WILLIAMSTOWN, Mass. — Sabine Guerra of Williamstown, a fifth-grader at Pine Cobble School, wrote a thoughtful and personal letter to author Raina Telgemeier about her book "Guts" as part of the Massachusetts Center for the Book's "Letters About Literature" reading and writing initiative that invites students from grades four to 12 to write letters to authors about the books that have had profound effects on them. 

The center received thousands of submissions from all corners of the state, continuing its tradition as one of the most robust LAL programs in the country. In fact, this year the program saw a 25 percent increase in participation, a fitting way to celebrate the 20th anniversary of LAL in Massachusetts. 

Sabine's letter was recognized as an Honors letter in the Level 1 category.

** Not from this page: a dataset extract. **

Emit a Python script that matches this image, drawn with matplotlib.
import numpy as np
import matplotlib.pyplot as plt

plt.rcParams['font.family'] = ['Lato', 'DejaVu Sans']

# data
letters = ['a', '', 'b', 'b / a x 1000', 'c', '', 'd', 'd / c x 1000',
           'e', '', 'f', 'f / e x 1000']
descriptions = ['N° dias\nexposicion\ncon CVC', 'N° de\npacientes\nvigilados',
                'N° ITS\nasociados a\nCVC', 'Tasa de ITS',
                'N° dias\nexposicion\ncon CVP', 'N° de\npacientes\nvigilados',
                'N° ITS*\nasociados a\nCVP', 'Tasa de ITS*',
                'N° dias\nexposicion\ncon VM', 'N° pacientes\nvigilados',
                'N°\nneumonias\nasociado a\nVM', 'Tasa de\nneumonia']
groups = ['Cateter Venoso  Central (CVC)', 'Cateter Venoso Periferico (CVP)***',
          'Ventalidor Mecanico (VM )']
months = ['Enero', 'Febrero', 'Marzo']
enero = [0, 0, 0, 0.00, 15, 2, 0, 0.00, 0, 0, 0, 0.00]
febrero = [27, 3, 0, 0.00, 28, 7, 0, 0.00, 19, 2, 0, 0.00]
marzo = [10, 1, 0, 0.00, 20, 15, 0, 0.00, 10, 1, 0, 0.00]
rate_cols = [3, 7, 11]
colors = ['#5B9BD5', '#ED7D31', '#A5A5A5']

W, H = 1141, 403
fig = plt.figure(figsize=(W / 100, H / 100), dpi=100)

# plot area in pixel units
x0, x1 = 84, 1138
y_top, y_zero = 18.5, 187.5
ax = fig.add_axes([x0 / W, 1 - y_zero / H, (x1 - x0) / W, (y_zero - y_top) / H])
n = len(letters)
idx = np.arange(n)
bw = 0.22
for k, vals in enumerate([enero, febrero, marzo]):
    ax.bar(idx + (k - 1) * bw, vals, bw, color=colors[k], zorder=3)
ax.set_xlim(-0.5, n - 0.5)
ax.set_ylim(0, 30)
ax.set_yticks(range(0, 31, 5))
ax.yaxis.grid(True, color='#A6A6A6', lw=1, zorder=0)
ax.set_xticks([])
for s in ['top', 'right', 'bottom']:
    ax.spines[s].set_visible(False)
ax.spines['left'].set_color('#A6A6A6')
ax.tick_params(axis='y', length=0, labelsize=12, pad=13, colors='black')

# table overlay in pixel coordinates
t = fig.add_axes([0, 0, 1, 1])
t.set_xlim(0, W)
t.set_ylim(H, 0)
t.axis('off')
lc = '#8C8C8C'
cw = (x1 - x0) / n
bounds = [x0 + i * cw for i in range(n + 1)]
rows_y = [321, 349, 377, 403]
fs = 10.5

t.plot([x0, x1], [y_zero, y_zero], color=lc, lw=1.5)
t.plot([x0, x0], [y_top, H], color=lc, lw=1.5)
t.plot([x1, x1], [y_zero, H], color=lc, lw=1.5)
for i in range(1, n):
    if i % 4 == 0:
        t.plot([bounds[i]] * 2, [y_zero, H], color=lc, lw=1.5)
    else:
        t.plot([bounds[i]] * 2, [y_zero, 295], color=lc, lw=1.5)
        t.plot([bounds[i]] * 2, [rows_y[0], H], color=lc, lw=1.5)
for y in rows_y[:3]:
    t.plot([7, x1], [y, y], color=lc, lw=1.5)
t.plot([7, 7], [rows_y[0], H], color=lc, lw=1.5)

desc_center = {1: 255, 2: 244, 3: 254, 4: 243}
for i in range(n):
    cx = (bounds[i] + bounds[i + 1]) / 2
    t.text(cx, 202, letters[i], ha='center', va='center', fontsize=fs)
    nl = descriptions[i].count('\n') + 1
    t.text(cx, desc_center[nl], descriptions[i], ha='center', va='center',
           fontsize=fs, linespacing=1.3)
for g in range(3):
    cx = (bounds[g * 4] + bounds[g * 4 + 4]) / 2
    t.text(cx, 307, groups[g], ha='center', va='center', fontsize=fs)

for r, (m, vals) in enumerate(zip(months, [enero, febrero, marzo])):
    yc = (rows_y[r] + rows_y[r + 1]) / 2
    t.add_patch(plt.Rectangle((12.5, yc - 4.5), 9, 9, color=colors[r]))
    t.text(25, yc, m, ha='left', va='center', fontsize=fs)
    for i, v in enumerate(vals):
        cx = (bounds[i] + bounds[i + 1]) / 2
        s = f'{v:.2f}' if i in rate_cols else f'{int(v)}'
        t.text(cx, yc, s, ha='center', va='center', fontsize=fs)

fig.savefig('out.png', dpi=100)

Sharon Shaloo, executive director of the center, thanked the students for sending their "personal and reflective explorations of the literary imagination."

"We are proud to administer this program in collaboration with the many teachers and parents throughout the commonwealth who support book culture among young readers," she said.

Rep. Paul McMurtry, House chairperson of the Joint Committee on Tourism, Arts and Cultural Development, joined Massachusetts Center for the Book in a virtual commendation of the students.  

"I'm pleased to congratulate all the students on their outstanding achievement," McMurtry said. "I'm grateful to the Mass Center for the Book for offering an imaginative cultural program that combines the joys of books, reading and writing and opens the minds of students, allowing for a small glimpse into the thinking of the next generation. Our future looks bright."